-------- Recorded data

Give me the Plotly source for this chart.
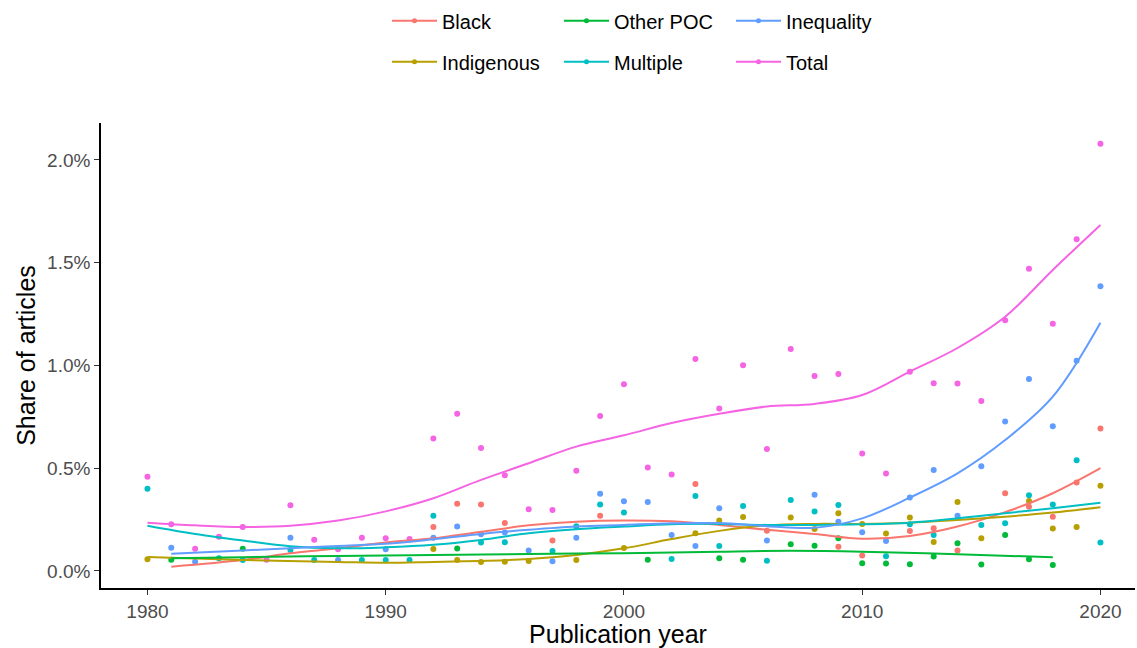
import plotly.graph_objects as go

# ---------------- data (share of articles, in %) ----------------
black_years = [1992, 1993, 1994, 1995, 1997, 1999, 2003, 2006, 2009, 2010, 2012, 2013, 2014, 2016, 2017, 2018, 2019, 2020]
black_vals = [0.214, 0.327, 0.323, 0.233, 0.148, 0.269, 0.423, 0.196, 0.118, 0.075, 0.195, 0.208, 0.100, 0.378, 0.313, 0.264, 0.430, 0.693]

indig_years = [1980, 1992, 1993, 1994, 1995, 1996, 1998, 2000, 2003, 2004, 2005, 2007, 2008, 2009, 2010, 2011, 2012, 2013, 2014, 2015, 2017, 2018, 2019, 2020]
indig_vals = [0.057, 0.107, 0.053, 0.043, 0.045, 0.048, 0.053, 0.112, 0.183, 0.245, 0.263, 0.260, 0.204, 0.281, 0.229, 0.182, 0.260, 0.141, 0.336, 0.159, 0.341, 0.206, 0.214, 0.415]

other_years = [1981, 1984, 1993, 2001, 2004, 2005, 2007, 2008, 2009, 2010, 2011, 2012, 2013, 2014, 2015, 2016, 2017, 2018]
other_vals = [0.054, 0.108, 0.109, 0.055, 0.062, 0.054, 0.130, 0.123, 0.159, 0.037, 0.036, 0.033, 0.070, 0.135, 0.031, 0.175, 0.057, 0.029]

mult_years = [1980, 1983, 1984, 1986, 1987, 1989, 1990, 1991, 1992, 1994, 1995, 1997, 1998, 1999, 2000, 2002, 2003, 2004, 2005, 2006, 2007, 2008, 2009, 2011, 2012, 2013, 2015, 2016, 2017, 2018, 2019, 2020]
mult_vals = [0.400, 0.062, 0.053, 0.102, 0.053, 0.053, 0.053, 0.053, 0.269, 0.138, 0.140, 0.097, 0.218, 0.323, 0.284, 0.058, 0.365, 0.122, 0.316, 0.050, 0.345, 0.289, 0.321, 0.071, 0.227, 0.175, 0.224, 0.232, 0.368, 0.323, 0.539, 0.138]

ineq_years = [1981, 1982, 1986, 1988, 1990, 1992, 1993, 1994, 1995, 1996, 1997, 1998, 1999, 2000, 2001, 2002, 2003, 2004, 2006, 2008, 2009, 2010, 2011, 2012, 2013, 2014, 2015, 2016, 2017, 2018, 2019, 2020]
ineq_vals = [0.113, 0.045, 0.162, 0.053, 0.106, 0.162, 0.216, 0.178, 0.187, 0.099, 0.047, 0.162, 0.376, 0.339, 0.336, 0.175, 0.122, 0.305, 0.148, 0.371, 0.240, 0.188, 0.146, 0.357, 0.491, 0.269, 0.510, 0.727, 0.934, 0.704, 1.023, 1.385]

total_years = list(range(1980, 2021))
total_vals = [0.459, 0.227, 0.108, 0.167, 0.214, 0.055, 0.320, 0.152, 0.106, 0.162, 0.159, 0.155, 0.644, 0.765, 0.598, 0.466, 0.300, 0.297, 0.488, 0.754,
              0.908, 0.503, 0.469, 1.032, 0.790, 1.001, 0.594, 1.080, 0.949, 0.959, 0.571, 0.474, 0.970, 0.913, 0.912, 0.827, 1.220, 1.471, 1.203, 1.614, 2.079]

# smoothed trend lines
black_s_years = [1981, 1984, 1986, 1988, 1990, 1992, 1994, 1996, 1998, 2000, 2002, 2004, 2006, 2008, 2010, 2012, 2014, 2016, 2018, 2020]
black_s_vals = [0.021, 0.053, 0.086, 0.110, 0.138, 0.159, 0.191, 0.222, 0.240, 0.246, 0.242, 0.224, 0.200, 0.180, 0.157, 0.170, 0.216, 0.286, 0.378, 0.500]

indig_s_years = [1980, 1984, 1988, 1990, 1992, 1994, 1996, 1998, 2000, 2002, 2004, 2006, 2008, 2010, 2012, 2014, 2016, 2018, 2020]
indig_s_vals = [0.068, 0.053, 0.044, 0.040, 0.044, 0.049, 0.058, 0.078, 0.110, 0.155, 0.195, 0.222, 0.229, 0.229, 0.235, 0.248, 0.264, 0.284, 0.310]

other_s_years = [1981, 1984, 1988, 1992, 1996, 2000, 2004, 2007, 2010, 2014, 2018]
other_s_vals = [0.062, 0.067, 0.073, 0.077, 0.083, 0.086, 0.094, 0.098, 0.094, 0.081, 0.067]

mult_s_years = [1980, 1982, 1984, 1986, 1988, 1990, 1992, 1994, 1996, 1998, 2000, 2002, 2004, 2006, 2008, 2010, 2012, 2014, 2016, 2018, 2020]
mult_s_vals = [0.220, 0.180, 0.148, 0.120, 0.110, 0.115, 0.127, 0.151, 0.183, 0.203, 0.216, 0.227, 0.229, 0.224, 0.224, 0.227, 0.235, 0.256, 0.281, 0.305, 0.332]

ineq_s_years = [1981, 1984, 1986, 1988, 1990, 1992, 1994, 1996, 1998, 2000, 2002, 2004, 2006, 2008, 2010, 2012, 2014, 2016, 2018, 2020]
ineq_s_vals = [0.084, 0.100, 0.110, 0.122, 0.132, 0.154, 0.180, 0.200, 0.216, 0.224, 0.232, 0.233, 0.218, 0.210, 0.256, 0.357, 0.475, 0.637, 0.848, 1.208]

total_s_years = [1980, 1982, 1984, 1986, 1988, 1990, 1992, 1994, 1996, 1998, 2000, 2002, 2004, 2006, 2008, 2010, 2012, 2014, 2016, 2018, 2020]
total_s_vals = [0.235, 0.222, 0.214, 0.220, 0.245, 0.290, 0.354, 0.443, 0.524, 0.605, 0.660, 0.720, 0.765, 0.800, 0.813, 0.856, 0.970, 1.085, 1.237, 1.465, 1.684]

series_names = ["Black", "Indigenous", "Other POC", "Multiple", "Inequality", "Total"]
colors = ["#F8766D", "#B79F00", "#00BA38", "#00BFC4", "#619CFF", "#F564E3"]
y_ticks = [0.0, 0.5, 1.0, 1.5, 2.0]
y_tick_labels = ["0.0%", "0.5%", "1.0%", "1.5%", "2.0%"]
x_ticks = [1980, 1990, 2000, 2010, 2020]

points = [(black_years, black_vals), (indig_years, indig_vals), (other_years, other_vals),
          (mult_years, mult_vals), (ineq_years, ineq_vals), (total_years, total_vals)]
smooths = [(black_s_years, black_s_vals), (indig_s_years, indig_s_vals), (other_s_years, other_s_vals),
           (mult_s_years, mult_s_vals), (ineq_s_years, ineq_s_vals), (total_s_years, total_s_vals)]

fig = go.Figure()

for name, col, (px_, py_) in zip(series_names, colors, points):
    fig.add_trace(go.Scatter(x=px_, y=py_, mode="markers", marker=dict(color=col, size=6),
                             showlegend=False, name=name))
for name, col, (sx, sy) in zip(series_names, colors, smooths):
    fig.add_trace(go.Scatter(x=sx, y=sy, mode="lines", line=dict(color=col, width=2, shape="spline", smoothing=1.0),
                             showlegend=False, name=name))

# legend entries (ggplot-style: row 1 / row 2)
legend_rows = {"legend": ["Black", "Other POC", "Inequality"], "legend2": ["Indigenous", "Multiple", "Total"]}
for lg, names in legend_rows.items():
    for n in names:
        col = colors[series_names.index(n)]
        fig.add_trace(go.Scatter(x=[None], y=[None], mode="lines+markers", name=n,
                                 line=dict(color=col, width=2), marker=dict(color=col, size=5),
                                 showlegend=True, legend=lg))

FONT = "Liberation Sans, Arial, sans-serif"
leg_common = dict(orientation="h", xref="paper", yref="container", xanchor="left", yanchor="middle",
                  font=dict(family=FONT, size=20, color="#000000"),
                  entrywidth=112, entrywidthmode="pixels", bgcolor="rgba(0,0,0,0)", itemwidth=45,
                  traceorder="normal")

fig.update_layout(
    width=1137, height=648,
    margin=dict(l=101, r=2, t=123, b=60),
    plot_bgcolor="white", paper_bgcolor="white",
    font=dict(family=FONT),
    legend=dict(**leg_common, x=(387 - 101) / 1034, y=1 - 20.7 / 648),
    legend2=dict(**leg_common, x=(387 - 101) / 1034, y=1 - 61.7 / 648),
    xaxis=dict(range=[1978.05, 2021.45], tickvals=x_ticks, ticktext=[str(t) for t in x_ticks],
               showgrid=False, zeroline=False, showline=True, linecolor="black", linewidth=1.6,
               ticks="outside", ticklen=5, tickcolor="#333333", tickwidth=1.2,
               tickfont=dict(size=19, color="#4D4D4D"),
               title=dict(text="Publication year", font=dict(size=25, color="black"), standoff=3)),
    yaxis=dict(range=[-0.083, 2.18], tickvals=y_ticks, ticktext=y_tick_labels,
               showgrid=False, zeroline=False, showline=True, linecolor="black", linewidth=1.6,
               ticks="outside", ticklen=5, tickcolor="#333333", tickwidth=1.2,
               tickfont=dict(size=19, color="#4D4D4D"),
               title=dict(text="Share of articles", font=dict(size=25, color="black"), standoff=4)),
)

fig.write_html("out.html", config={"displayModeBar": False},
               post_script="document.body.style.margin='0';")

----------------

* Task directions *
Skip the pictures, please, and transcribe only the lines from the beginning of the material through the one that contains "0.175, 0.057, 0.029]".

* Solution to this exercise *
Give me the Plotly source for this chart.
import plotly.graph_objects as go

# ---------------- data (share of articles, in %) ----------------
black_years = [1992, 1993, 1994, 1995, 1997, 1999, 2003, 2006, 2009, 2010, 2012, 2013, 2014, 2016, 2017, 2018, 2019, 2020]
black_vals = [0.214, 0.327, 0.323, 0.233, 0.148, 0.269, 0.423, 0.196, 0.118, 0.075, 0.195, 0.208, 0.100, 0.378, 0.313, 0.264, 0.430, 0.693]

indig_years = [1980, 1992, 1993, 1994, 1995, 1996, 1998, 2000, 2003, 2004, 2005, 2007, 2008, 2009, 2010, 2011, 2012, 2013, 2014, 2015, 2017, 2018, 2019, 2020]
indig_vals = [0.057, 0.107, 0.053, 0.043, 0.045, 0.048, 0.053, 0.112, 0.183, 0.245, 0.263, 0.260, 0.204, 0.281, 0.229, 0.182, 0.260, 0.141, 0.336, 0.159, 0.341, 0.206, 0.214, 0.415]

other_years = [1981, 1984, 1993, 2001, 2004, 2005, 2007, 2008, 2009, 2010, 2011, 2012, 2013, 2014, 2015, 2016, 2017, 2018]
other_vals = [0.054, 0.108, 0.109, 0.055, 0.062, 0.054, 0.130, 0.123, 0.159, 0.037, 0.036, 0.033, 0.070, 0.135, 0.031, 0.175, 0.057, 0.029]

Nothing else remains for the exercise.